#### INSTRUCTION:
Look through the data below and return each line where "chart" appears.

#### DATASET ROWS:
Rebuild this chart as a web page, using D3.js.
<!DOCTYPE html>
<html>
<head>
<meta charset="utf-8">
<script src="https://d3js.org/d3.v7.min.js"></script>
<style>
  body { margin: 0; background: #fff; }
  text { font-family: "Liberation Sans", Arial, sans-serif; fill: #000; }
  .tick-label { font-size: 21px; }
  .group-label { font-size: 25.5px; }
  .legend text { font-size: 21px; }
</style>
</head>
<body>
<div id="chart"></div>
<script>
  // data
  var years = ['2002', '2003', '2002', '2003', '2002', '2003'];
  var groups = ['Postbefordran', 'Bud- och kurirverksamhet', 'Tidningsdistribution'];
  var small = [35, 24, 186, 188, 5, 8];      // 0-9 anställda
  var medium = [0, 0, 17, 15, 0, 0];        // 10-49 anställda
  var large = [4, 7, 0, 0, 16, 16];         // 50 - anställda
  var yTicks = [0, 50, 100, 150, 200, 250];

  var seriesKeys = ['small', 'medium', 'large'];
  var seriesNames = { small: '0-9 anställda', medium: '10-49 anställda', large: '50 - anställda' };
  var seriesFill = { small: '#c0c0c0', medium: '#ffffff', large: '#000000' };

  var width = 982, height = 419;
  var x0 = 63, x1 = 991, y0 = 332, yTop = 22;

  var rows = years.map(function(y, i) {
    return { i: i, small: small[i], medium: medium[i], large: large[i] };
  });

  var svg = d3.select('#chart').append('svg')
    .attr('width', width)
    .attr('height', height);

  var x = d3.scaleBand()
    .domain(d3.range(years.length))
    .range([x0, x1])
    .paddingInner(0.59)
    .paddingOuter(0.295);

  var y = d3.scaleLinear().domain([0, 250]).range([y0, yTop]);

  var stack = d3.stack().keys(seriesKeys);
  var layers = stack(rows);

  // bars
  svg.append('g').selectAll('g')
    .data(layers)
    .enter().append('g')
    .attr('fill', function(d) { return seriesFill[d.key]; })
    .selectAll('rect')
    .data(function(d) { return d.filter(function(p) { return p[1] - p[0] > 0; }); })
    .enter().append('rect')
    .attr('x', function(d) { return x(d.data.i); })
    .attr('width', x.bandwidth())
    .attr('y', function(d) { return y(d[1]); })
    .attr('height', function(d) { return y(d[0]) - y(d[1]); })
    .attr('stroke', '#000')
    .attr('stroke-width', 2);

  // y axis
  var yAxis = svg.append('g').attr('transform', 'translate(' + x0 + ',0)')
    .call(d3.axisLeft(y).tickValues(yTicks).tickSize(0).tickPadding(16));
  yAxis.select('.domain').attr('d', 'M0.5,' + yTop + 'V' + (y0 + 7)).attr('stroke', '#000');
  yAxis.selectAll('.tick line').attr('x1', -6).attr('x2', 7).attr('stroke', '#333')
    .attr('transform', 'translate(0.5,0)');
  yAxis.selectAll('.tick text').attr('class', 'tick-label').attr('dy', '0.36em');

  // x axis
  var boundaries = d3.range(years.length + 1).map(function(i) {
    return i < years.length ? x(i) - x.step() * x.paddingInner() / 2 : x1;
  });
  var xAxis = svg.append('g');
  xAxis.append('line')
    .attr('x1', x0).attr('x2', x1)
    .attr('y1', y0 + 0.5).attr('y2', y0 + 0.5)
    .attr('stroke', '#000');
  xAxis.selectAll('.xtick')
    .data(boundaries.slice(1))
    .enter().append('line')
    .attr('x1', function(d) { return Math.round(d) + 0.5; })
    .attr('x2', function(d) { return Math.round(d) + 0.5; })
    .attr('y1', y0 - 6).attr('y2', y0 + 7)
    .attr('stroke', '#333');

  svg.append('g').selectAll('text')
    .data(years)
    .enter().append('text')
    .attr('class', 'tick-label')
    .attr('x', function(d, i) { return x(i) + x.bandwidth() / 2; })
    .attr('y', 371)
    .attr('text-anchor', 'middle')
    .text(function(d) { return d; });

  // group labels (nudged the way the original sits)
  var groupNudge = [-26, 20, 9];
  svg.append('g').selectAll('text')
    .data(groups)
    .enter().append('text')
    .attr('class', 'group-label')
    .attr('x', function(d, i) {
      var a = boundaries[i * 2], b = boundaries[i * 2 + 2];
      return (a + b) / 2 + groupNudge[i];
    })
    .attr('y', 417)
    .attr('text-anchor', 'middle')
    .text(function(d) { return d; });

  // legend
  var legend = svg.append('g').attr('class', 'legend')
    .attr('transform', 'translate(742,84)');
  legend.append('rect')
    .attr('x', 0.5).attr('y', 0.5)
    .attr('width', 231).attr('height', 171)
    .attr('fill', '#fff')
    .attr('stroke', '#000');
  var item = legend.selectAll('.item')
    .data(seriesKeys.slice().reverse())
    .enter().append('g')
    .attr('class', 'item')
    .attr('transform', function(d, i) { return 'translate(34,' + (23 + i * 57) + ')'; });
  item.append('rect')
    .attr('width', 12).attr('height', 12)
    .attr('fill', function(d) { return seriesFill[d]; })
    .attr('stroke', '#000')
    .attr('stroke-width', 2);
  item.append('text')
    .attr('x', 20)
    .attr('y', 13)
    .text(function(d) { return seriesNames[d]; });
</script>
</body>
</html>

==

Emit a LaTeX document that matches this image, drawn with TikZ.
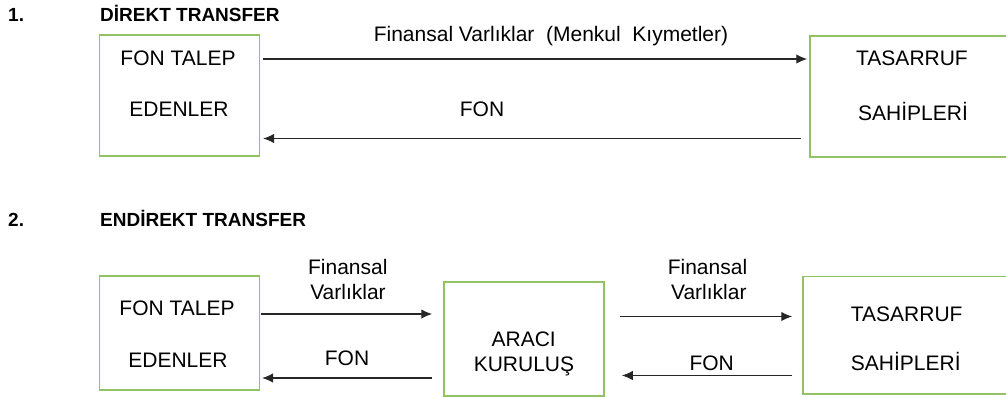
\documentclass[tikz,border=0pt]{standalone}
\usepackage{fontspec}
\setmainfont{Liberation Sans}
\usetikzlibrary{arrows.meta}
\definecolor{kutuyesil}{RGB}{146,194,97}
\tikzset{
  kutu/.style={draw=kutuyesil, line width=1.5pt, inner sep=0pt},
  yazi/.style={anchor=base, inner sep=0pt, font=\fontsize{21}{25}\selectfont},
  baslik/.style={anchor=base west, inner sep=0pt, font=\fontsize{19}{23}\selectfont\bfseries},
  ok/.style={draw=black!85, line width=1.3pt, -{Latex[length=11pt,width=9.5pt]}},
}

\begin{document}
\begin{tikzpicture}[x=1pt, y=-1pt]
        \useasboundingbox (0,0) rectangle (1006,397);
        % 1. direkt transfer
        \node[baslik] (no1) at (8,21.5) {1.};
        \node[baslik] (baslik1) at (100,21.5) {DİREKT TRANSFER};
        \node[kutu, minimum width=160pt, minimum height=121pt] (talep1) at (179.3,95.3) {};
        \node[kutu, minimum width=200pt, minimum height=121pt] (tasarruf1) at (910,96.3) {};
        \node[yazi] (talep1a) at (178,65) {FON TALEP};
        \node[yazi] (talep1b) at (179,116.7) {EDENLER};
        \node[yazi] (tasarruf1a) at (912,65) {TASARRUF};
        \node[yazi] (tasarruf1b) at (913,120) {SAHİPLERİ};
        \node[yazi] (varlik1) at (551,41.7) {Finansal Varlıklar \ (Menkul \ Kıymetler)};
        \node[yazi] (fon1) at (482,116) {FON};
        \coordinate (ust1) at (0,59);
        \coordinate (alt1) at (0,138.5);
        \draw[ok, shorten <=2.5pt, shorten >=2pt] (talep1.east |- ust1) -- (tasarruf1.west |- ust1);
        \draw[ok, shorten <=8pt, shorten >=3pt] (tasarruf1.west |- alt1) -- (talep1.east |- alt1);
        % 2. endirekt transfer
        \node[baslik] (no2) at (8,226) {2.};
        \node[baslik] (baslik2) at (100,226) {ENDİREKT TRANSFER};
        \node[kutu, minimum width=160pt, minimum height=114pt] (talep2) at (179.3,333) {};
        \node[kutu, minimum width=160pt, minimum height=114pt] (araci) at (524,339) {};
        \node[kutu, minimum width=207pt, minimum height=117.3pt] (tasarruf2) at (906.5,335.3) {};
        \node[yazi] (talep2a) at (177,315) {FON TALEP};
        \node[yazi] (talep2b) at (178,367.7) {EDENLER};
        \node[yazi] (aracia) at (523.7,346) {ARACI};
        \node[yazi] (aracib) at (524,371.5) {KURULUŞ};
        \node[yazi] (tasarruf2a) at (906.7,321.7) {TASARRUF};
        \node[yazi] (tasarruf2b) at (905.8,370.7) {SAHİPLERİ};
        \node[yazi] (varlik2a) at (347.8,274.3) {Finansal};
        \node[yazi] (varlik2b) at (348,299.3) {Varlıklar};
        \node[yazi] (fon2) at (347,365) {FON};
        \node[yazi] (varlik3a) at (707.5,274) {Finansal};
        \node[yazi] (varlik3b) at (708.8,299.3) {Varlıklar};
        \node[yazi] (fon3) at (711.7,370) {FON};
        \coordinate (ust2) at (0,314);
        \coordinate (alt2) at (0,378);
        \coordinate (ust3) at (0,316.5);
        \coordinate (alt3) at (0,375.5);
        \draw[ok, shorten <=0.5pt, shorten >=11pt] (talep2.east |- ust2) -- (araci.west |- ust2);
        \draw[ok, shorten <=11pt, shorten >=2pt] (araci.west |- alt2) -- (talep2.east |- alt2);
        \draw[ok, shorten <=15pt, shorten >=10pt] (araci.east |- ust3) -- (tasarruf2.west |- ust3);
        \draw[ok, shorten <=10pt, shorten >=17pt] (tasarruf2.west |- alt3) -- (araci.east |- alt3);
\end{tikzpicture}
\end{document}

#### TASK SOLUTION:
Rebuild this chart as a web page, using D3.js.
<div id="chart"></div>
  var svg = d3.select('#chart').append('svg')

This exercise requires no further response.